Another form of deviation, according to Mao, is the tendency to encroach upon the interests of industry and commerce in the course of land reform. The cadres and rural masses seem to be incapable of distinguishing between "feudal exploitation" of the landlords, which is to be eradicated, and "capitalist exploitation," which is to be curbed but not eliminated in the "New Democracy." To confiscate land belonging to a factory, for example, is to apply the agrarian policy in a spirit of "petty bourgeois equalitarianism;" that is to say, it stifles industrial production.

"Deviations," however, have by no means ceased, despite Mao's warnings. Has Mao, in fact, any desire to put a stop to them? They are an integral part of the revolutionary process, though so long as it serves Mao's interests to call that program land reform, and to maintain the fiction that he and his Party really are thinking of the interests of the people, he will no doubt continue to disavow them in words. If they are too cruel, that is neither his nor his Party's fault: the lack of experience and the revolutionary zeal of various groups are to blame, as well as the "spontaneous reaction" of the masses. We can be sure that, unless Party interests are adversely affected, such "deviations" will continue to flourish in one form or the other.

III

The agrarian law of 1950 is designed to do away with the feudal system of land ownership and feudal exploitation--the word "feudal" being used, not as a precise term of description, but as an abusive label. The main provisions of the law may be summarized as follows:

1. The land, draft animals, farm implements, and surplus grain of the landlords, and their surplus houses in the countryside, shall be confiscated, but other properties shall not be confiscated.

2. Rural land of temples, monasteries, churches, schools and other institutions shall be requisitioned.

3. Land owned by rich peasants and cultivated by them or by hired labor shall not be touched. Small portions of land rented out by them shall be protected; but in certain areas, part or all of the land that has been rented out may be requisitioned.

4. All confiscated land is to be taken over by the local peasant associations for distribution in a unified, equitable and rational manner to peasants with little or no land.

5. Landlords shall be given an equal share of land so that they may rely on their labor for a living and reform themselves through labor.

6. After the land redistribution, title deeds will be issued and all land owners may buy, sell, or rent land freely.

7. Land shall not be given to collaborators, traitors, war criminals, and counter-revolutionaries.

The underlying objectives of this law, we are told, are the liquidation of the landlord as a class (though not necessarily as a person), the neutralization of the rich peasant, and the protection of the middle peasant.
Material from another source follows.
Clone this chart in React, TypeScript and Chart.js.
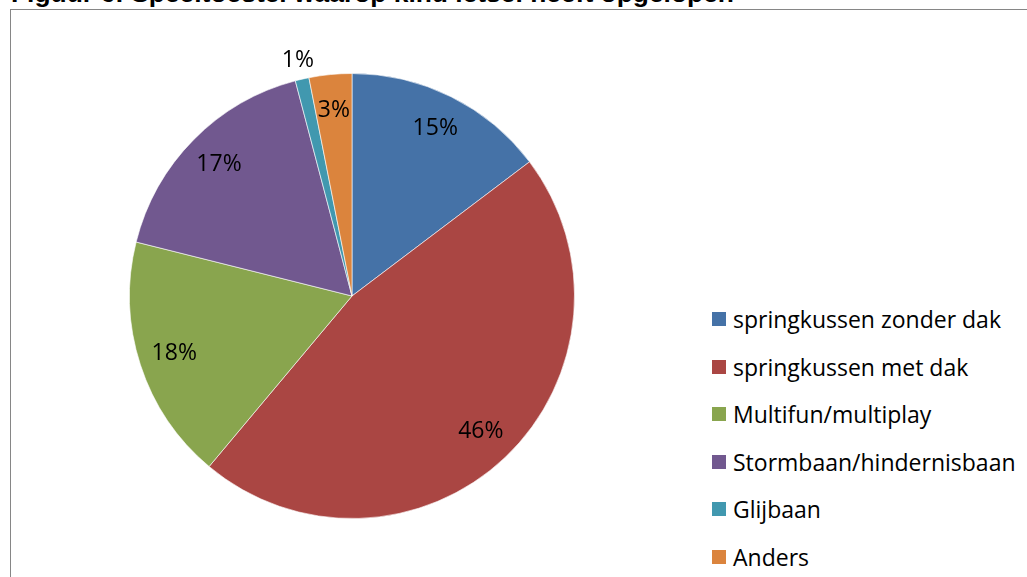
import React, { useEffect, useRef } from "react";
import { Chart, registerables } from "chart.js";

Chart.register(...registerables);

const titleText = "Figuur 6: Speeltoestel waarop kind letsel heeft opgelopen";
const categories = [
  "springkussen zonder dak",
  "springkussen met dak",
  "Multifun/multiplay",
  "Stormbaan/hindernisbaan",
  "Glijbaan",
  "Anders",
];
const values = [14.7, 46.4, 17.8, 17.0, 1.0, 3.1];
const valueLabels = ["15%", "46%", "18%", "17%", "1%", "3%"];
const colors = ["#4572A7", "#AA4643", "#89A54E", "#71588F", "#4198AF", "#DB843D"];
const outsideLabel = [false, false, false, false, true, false];

const FONT = "'Open Sans', 'Noto Sans', sans-serif";

const labelPlugin = {
  id: "sliceLabels",
  afterDatasetsDraw(chart: any) {
    const ctx = chart.ctx;
    const meta = chart.getDatasetMeta(0);
    ctx.save();
    ctx.font = `23px ${FONT}`;
    ctx.fillStyle = "#000";
    ctx.textAlign = "center";
    ctx.textBaseline = "middle";
    meta.data.forEach((arc: any, i: number) => {
      const p = arc.getProps(["x", "y", "startAngle", "endAngle", "outerRadius"], true);
      const mid = (p.startAngle + p.endAngle) / 2;
      const r = p.outerRadius * (outsideLabel[i] ? 1.085 : 0.84);
      ctx.fillText(valueLabels[i], p.x + Math.cos(mid) * r, p.y + Math.sin(mid) * r);
    });
    ctx.restore();
  },
};

export default function App() {
  const ref = useRef<HTMLCanvasElement>(null);
  useEffect(() => {
    if (!ref.current) return;
    const chart = new Chart(ref.current, {
      type: "pie",
      data: {
        labels: categories,
        datasets: [
          {
            data: values,
            backgroundColor: colors,
            borderColor: "rgba(255,255,255,0.6)",
            borderWidth: 1,
          },
        ],
      },
      options: {
        animation: false,
        responsive: false,
        maintainAspectRatio: false,
        layout: { padding: 30 },
        plugins: {
          legend: { display: false },
          tooltip: { enabled: false },
        },
      },
      plugins: [labelPlugin],
    });
    return () => chart.destroy();
  }, []);

  return (
    <div
      style={{
        position: "fixed",
        left: 0,
        top: 0,
        width: 1027,
        height: 577,
        overflow: "hidden",
        background: "#fff",
      }}
    >
      <div
        style={{
          position: "absolute",
          left: 10,
          top: 9,
          width: 1100,
          height: 700,
          borderLeft: "1px solid #868686",
          borderTop: "1px solid #868686",
        }}
      />
      <div
        style={{
          position: "absolute",
          left: 11,
          top: -22,
          fontFamily: "Arial, 'Liberation Sans', sans-serif",
          fontWeight: "bold",
          fontSize: 26.4,
          lineHeight: "30px",
          whiteSpace: "nowrap",
          color: "#000",
        }}
      >
        {titleText}
      </div>
      <canvas
        ref={ref}
        width={506}
        height={506}
        style={{ position: "absolute", left: 99, top: 43, width: 506, height: 506 }}
      />
      {categories.map((c, i) => (
        <div
          key={c}
          style={{
            position: "absolute",
            left: 712,
            top: 319 + i * 47.6 - 15,
            height: 30,
            display: "flex",
            alignItems: "center",
            fontFamily: FONT,
            fontSize: 23,
            whiteSpace: "nowrap",
            color: "#000",
          }}
        >
          <span
            style={{
              display: "inline-block",
              width: 14,
              height: 14,
              background: colors[i],
              marginRight: 7,
            }}
          />
          {c}
        </div>
      ))}
    </div>
  );
}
Poor peasants and farm laborers will, in theory, disappear after land redistribution. In this connection it may be asked: what is a landlord, a rich peasant, or a middle peasant? To the individuals concerned this is not a theoretical question but a matter of life and death.

The question is easier asked than answered. In China the average holding is small. Except perhaps in provinces such as Szechuan, where land is more concentrated than other parts of the country, big landlords are rare. Landlords of the former Eastern European type, for instance, with immense estates and vast incomes, living in romantic luxury, are practically unknown. What, then, is a landlord in China?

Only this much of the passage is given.